Understanding the Tensor Product through Monads

Note: This article presumes some prior knowledge of Monad/Functor/Applicative

I saw this on the Wikipedia page for Kronecker product:

The first thought that came to my mind was “Hey, that looks like a Monad!” Specifically, multiplying every element of A by B, then flattening the result reminds me of the List Monad instance, where bind is equivalent to flatMap: first map the function a -> [b] to get a nested list [[b]], then flatten the nesting to get [b]. In the same way, the Kronecker product creates a series of nested matrices, which are then flattened into a normal 2D matrix by displaying each of the inner matrices in block format.

Let’s see if we can code it up in Haskell:

-- Matrix with unrestricted dimension
newtype Matrix a = Matrix { unMatrix :: [[a]] }

-- Show instance for convenience
instance Show a => Show (Matrix a) where
  show (Matrix m) = show m

-- fmap: map the function across every single element of the matrix
instance Functor Matrix where
  fmap f = Matrix . map (map f) . unMatrix

Here we define a Matrix type as a nested list, a Show instance for convenience, and a Functor instance where we define how to map a function across every element of a Matrix.

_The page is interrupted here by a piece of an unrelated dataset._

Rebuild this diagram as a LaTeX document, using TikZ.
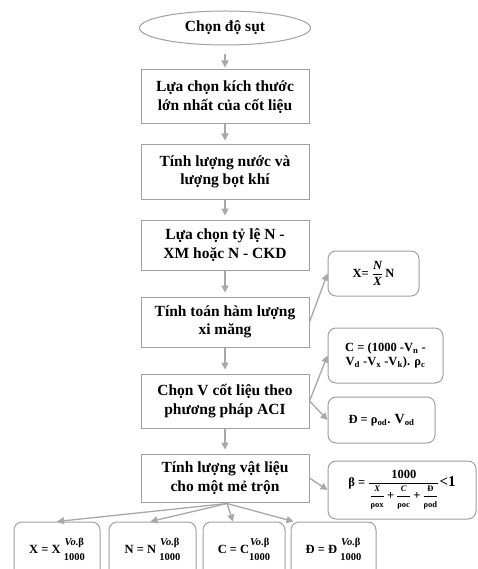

ghci> Matrix [[1,2],[3,4]]
[
  [1,2],
  [3,4]
]

-- Multiply every element by 10
ghci> fmap (*10) (Matrix [[1,2],[3,4]])
[
  [10,20],
  [30,40]
]

Here’s an illustration of the previous example:

Now we get to Applicative instance. pure is easy – just make a single element matrix. But what about <*> :: f (a -> b) -> f a -> f b? How do we apply a Matrix of functions to a Matrix of single elements? It turns out that we can do exactly what is shown in the picture at the beginning of the article! We can simply apply each function we have in the Matrix:

blockedAp :: Matrix (a -> b) -> Matrix a -> Matrix (Matrix b)
blockedAp (Matrix ff) a = Matrix $
  for ff $ \row ->
    for row $ \f ->
      fmap f a

This function doesn’t get us fully there; it returns a nested Matrix (Matrix b), where the definition of <*> asks for a Matrix b. But this is just a block matrix:

And just like in the Kronecker product, we can flatten the blocked matrix:

-- Flatten a block matrix
unblock :: Matrix (Matrix a) -> Matrix a
unblock (Matrix mm) = Matrix $ concatMap (foldl unblockRow []) mm
  where
  unblockRow [] (Matrix m) = m
  unblockRow acc (Matrix m) = zipWith (++) acc m

We can then put these together and get the Applicative instance.

instance Applicative Matrix where
  pure v = Matrix [[v]]
  (<*>) ff a = unblock (blockedAp ff a)

ghci> ff = Matrix [[(*2), (*3)], [(*4), (*5)]]
ghci> a = Matrix [[1, 10], [100, 1000]]
ghci> ff <*> a
[
  [2,20,3,30],
  [200,2000,300,3000],
  [4,40,5,50],
  [400,4000,500,5000]
]
ghci>

Now we can define the Kronecker product in terms of the Applicative:

ghci> kronecker a b = (fmap (*) a) <*> b
ghci> kronecker (Matrix [[2,4]]) a
[
  [2,20,4,40],
  [200,2000,400,4000]
]

But what about Monad? I tried to derive a Monad instance using unblock and fmap, but it’s not necessarily lawful, because the function argument to bind can return different matrix sizes for different inputs. For example:

ghci> let f x = if x == 0 then Matrix [[]] else Matrix [[1,2],[3,4]]
ghci> (Matrix [[0,2]] >>= f) >>= return
[[1,2]]
ghci> (Matrix [[0,2]]) >>= (\x -> f x >>= return)
[[1,2],[3,4]]

This violates the monad associativity law: (m >>= g) >>= h = m >>= (\x -> g x >>= return). So we have to settle for Applicative unless there’s a different, lawful definition.